February 6, 2018
Today is my birthday, and I was given a wonderful present.
Late this afternoon, SpaceX successfully launched its very first Falcon Heavy rocket into solar orbit. The two strap on boosters returned successfully to landing pads at Cape Canaveral. The core booster apparently experienced a problem and missed its target on a barge anchored offshore. The second stage powered Elon Musk’s wine-red Tesla electric car … along with a mannequin named Starman … into orbit around the sun, then past Mars, into the asteroid belt and beyond.
Why was this such a wonderful present? When I was seven, my dad to my brother and me to see Robert Heinlein’s story, Destination Moon. I was so impressed, I decided then and there I was going to be the first man on the moon. Of course, life didn’t work out as I planned. I never made it to the moon.
So I’ve been waiting 68 years for a private company to build and launch a rocket into orbit … and recover the boosters for reuse. That’s the way it has to be done, if we earthlings are ever going to leave this planet and colonize other planetary bodies.
When I covered the International Symposium for Personal and Commercial Spaceflight, I interviewed Robert Bigalow, real estate billionaire who established Bigalow Aerospace. Bigalow has developed an expandable habitat for use in space. He told me he was just waiting for the rockets to catch up to his work. Now that’s happened.
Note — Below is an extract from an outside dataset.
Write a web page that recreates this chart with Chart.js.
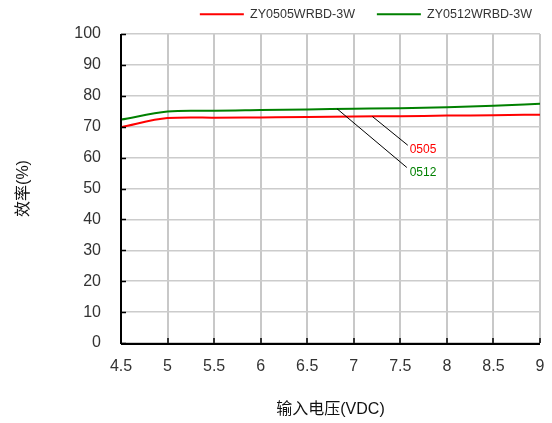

There is only one destination in space at the moment — the International Space Station. With SpaceX’s success, there is now an opening to develop enterprise in space and establish as many destinations as we want … including Destination Moon.
I will never fly in space, but I will live long enough to see people walk on the surface of Mars, establish a permanent base on the moon, and perhaps even mine an asteroid in situ. I am watching my dream come true, albeit vicariously.